**GIVEN INFORMATION:**
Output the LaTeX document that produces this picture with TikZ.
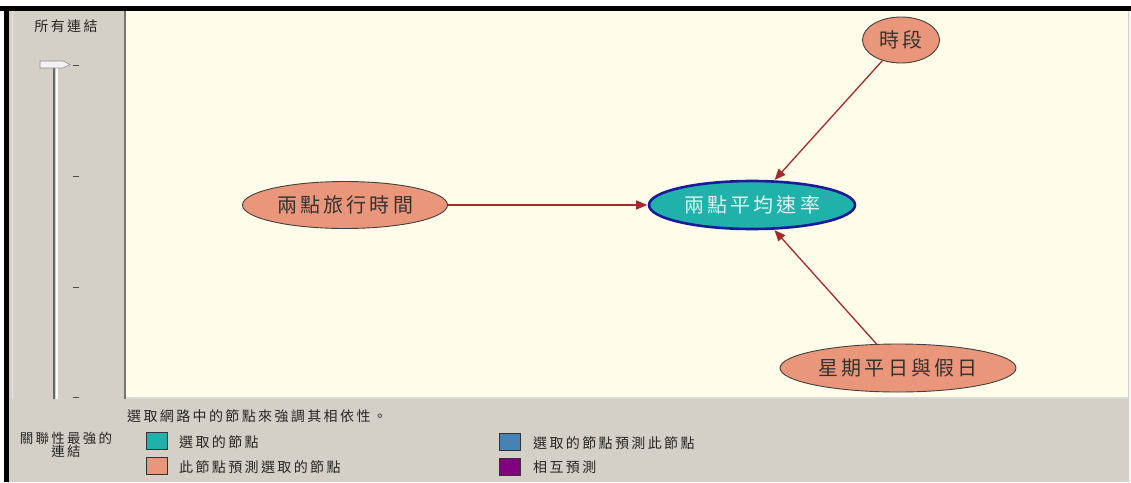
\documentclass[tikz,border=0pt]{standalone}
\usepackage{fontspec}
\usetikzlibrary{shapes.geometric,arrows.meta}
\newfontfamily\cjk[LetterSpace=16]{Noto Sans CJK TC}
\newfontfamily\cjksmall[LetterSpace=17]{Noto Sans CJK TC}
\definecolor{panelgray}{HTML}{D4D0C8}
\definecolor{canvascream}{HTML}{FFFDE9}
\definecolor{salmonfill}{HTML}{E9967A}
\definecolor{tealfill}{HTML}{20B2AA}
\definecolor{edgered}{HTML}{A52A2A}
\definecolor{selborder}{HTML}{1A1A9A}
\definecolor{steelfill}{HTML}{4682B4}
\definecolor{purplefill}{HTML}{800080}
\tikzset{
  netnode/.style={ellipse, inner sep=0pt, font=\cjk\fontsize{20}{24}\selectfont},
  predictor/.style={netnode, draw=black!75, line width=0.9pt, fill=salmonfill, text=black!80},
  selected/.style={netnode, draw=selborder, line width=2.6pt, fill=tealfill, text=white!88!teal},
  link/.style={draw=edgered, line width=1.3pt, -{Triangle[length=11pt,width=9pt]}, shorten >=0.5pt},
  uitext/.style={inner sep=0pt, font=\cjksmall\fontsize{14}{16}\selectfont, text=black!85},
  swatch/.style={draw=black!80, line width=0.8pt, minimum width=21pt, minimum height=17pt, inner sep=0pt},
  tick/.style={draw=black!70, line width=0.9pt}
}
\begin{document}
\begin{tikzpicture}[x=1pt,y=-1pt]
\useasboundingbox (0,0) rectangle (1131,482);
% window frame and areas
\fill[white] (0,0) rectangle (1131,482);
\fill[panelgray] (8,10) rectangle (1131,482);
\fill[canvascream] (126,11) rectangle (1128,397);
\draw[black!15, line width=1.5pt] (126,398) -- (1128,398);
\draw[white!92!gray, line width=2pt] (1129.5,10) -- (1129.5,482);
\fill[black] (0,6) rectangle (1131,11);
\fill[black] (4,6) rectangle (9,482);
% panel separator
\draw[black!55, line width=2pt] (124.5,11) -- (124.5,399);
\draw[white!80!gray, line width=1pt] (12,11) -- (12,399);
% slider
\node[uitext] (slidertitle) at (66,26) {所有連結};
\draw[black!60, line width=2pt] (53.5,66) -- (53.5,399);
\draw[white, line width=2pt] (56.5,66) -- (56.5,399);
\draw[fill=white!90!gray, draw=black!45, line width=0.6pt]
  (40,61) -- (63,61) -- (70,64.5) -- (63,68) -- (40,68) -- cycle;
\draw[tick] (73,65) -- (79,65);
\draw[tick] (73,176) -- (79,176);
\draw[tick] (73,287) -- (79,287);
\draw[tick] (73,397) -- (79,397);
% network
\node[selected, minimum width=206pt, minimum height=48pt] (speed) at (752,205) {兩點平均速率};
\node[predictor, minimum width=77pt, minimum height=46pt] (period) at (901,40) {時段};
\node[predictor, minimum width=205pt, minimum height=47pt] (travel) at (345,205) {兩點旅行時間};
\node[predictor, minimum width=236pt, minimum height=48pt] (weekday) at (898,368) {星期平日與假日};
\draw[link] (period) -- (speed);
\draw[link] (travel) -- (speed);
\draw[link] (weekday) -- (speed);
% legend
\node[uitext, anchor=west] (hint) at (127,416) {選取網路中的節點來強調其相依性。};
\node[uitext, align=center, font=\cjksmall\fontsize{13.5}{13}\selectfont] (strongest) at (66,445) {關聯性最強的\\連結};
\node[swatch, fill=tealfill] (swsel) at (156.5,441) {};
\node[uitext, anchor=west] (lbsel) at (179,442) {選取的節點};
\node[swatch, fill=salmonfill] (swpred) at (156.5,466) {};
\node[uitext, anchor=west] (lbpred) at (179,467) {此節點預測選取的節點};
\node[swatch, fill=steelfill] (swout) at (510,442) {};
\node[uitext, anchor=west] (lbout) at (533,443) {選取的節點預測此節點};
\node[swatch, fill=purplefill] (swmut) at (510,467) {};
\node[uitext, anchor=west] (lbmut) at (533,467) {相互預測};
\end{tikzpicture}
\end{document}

**WORK TO COMPLETE:**
Repeat the data exactly, without the pictures.

**EXERCISE ANSWER:**
Output the LaTeX document that produces this picture with TikZ.
\documentclass[tikz,border=0pt]{standalone}
\usepackage{fontspec}
\usetikzlibrary{shapes.geometric,arrows.meta}
\newfontfamily\cjk[LetterSpace=16]{Noto Sans CJK TC}
\newfontfamily\cjksmall[LetterSpace=17]{Noto Sans CJK TC}
\definecolor{panelgray}{HTML}{D4D0C8}
\definecolor{canvascream}{HTML}{FFFDE9}
\definecolor{salmonfill}{HTML}{E9967A}
\definecolor{tealfill}{HTML}{20B2AA}
\definecolor{edgered}{HTML}{A52A2A}
\definecolor{selborder}{HTML}{1A1A9A}
\definecolor{steelfill}{HTML}{4682B4}
\definecolor{purplefill}{HTML}{800080}
\tikzset{
  netnode/.style={ellipse, inner sep=0pt, font=\cjk\fontsize{20}{24}\selectfont},
  predictor/.style={netnode, draw=black!75, line width=0.9pt, fill=salmonfill, text=black!80},
  selected/.style={netnode, draw=selborder, line width=2.6pt, fill=tealfill, text=white!88!teal},
  link/.style={draw=edgered, line width=1.3pt, -{Triangle[length=11pt,width=9pt]}, shorten >=0.5pt},
  uitext/.style={inner sep=0pt, font=\cjksmall\fontsize{14}{16}\selectfont, text=black!85},
  swatch/.style={draw=black!80, line width=0.8pt, minimum width=21pt, minimum height=17pt, inner sep=0pt},
  tick/.style={draw=black!70, line width=0.9pt}
}
\begin{document}
\begin{tikzpicture}[x=1pt,y=-1pt]
\useasboundingbox (0,0) rectangle (1131,482);
% window frame and areas
\fill[white] (0,0) rectangle (1131,482);
\fill[panelgray] (8,10) rectangle (1131,482);
\fill[canvascream] (126,11) rectangle (1128,397);
\draw[black!15, line width=1.5pt] (126,398) -- (1128,398);
\draw[white!92!gray, line width=2pt] (1129.5,10) -- (1129.5,482);
\fill[black] (0,6) rectangle (1131,11);
\fill[black] (4,6) rectangle (9,482);
% panel separator
\draw[black!55, line width=2pt] (124.5,11) -- (124.5,399);
\draw[white!80!gray, line width=1pt] (12,11) -- (12,399);
% slider
\node[uitext] (slidertitle) at (66,26) {所有連結};
\draw[black!60, line width=2pt] (53.5,66) -- (53.5,399);
\draw[white, line width=2pt] (56.5,66) -- (56.5,399);
\draw[fill=white!90!gray, draw=black!45, line width=0.6pt]
  (40,61) -- (63,61) -- (70,64.5) -- (63,68) -- (40,68) -- cycle;
\draw[tick] (73,65) -- (79,65);
\draw[tick] (73,176) -- (79,176);
\draw[tick] (73,287) -- (79,287);
\draw[tick] (73,397) -- (79,397);
% network
\node[selected, minimum width=206pt, minimum height=48pt] (speed) at (752,205) {兩點平均速率};
\node[predictor, minimum width=77pt, minimum height=46pt] (period) at (901,40) {時段};
\node[predictor, minimum width=205pt, minimum height=47pt] (travel) at (345,205) {兩點旅行時間};
\node[predictor, minimum width=236pt, minimum height=48pt] (weekday) at (898,368) {星期平日與假日};
\draw[link] (period) -- (speed);
\draw[link] (travel) -- (speed);
\draw[link] (weekday) -- (speed);
% legend
\node[uitext, anchor=west] (hint) at (127,416) {選取網路中的節點來強調其相依性。};
\node[uitext, align=center, font=\cjksmall\fontsize{13.5}{13}\selectfont] (strongest) at (66,445) {關聯性最強的\\連結};
\node[swatch, fill=tealfill] (swsel) at (156.5,441) {};
\node[uitext, anchor=west] (lbsel) at (179,442) {選取的節點};
\node[swatch, fill=salmonfill] (swpred) at (156.5,466) {};
\node[uitext, anchor=west] (lbpred) at (179,467) {此節點預測選取的節點};
\node[swatch, fill=steelfill] (swout) at (510,442) {};
\node[uitext, anchor=west] (lbout) at (533,443) {選取的節點預測此節點};
\node[swatch, fill=purplefill] (swmut) at (510,467) {};
\node[uitext, anchor=west] (lbmut) at (533,467) {相互預測};
\end{tikzpicture}
\end{document}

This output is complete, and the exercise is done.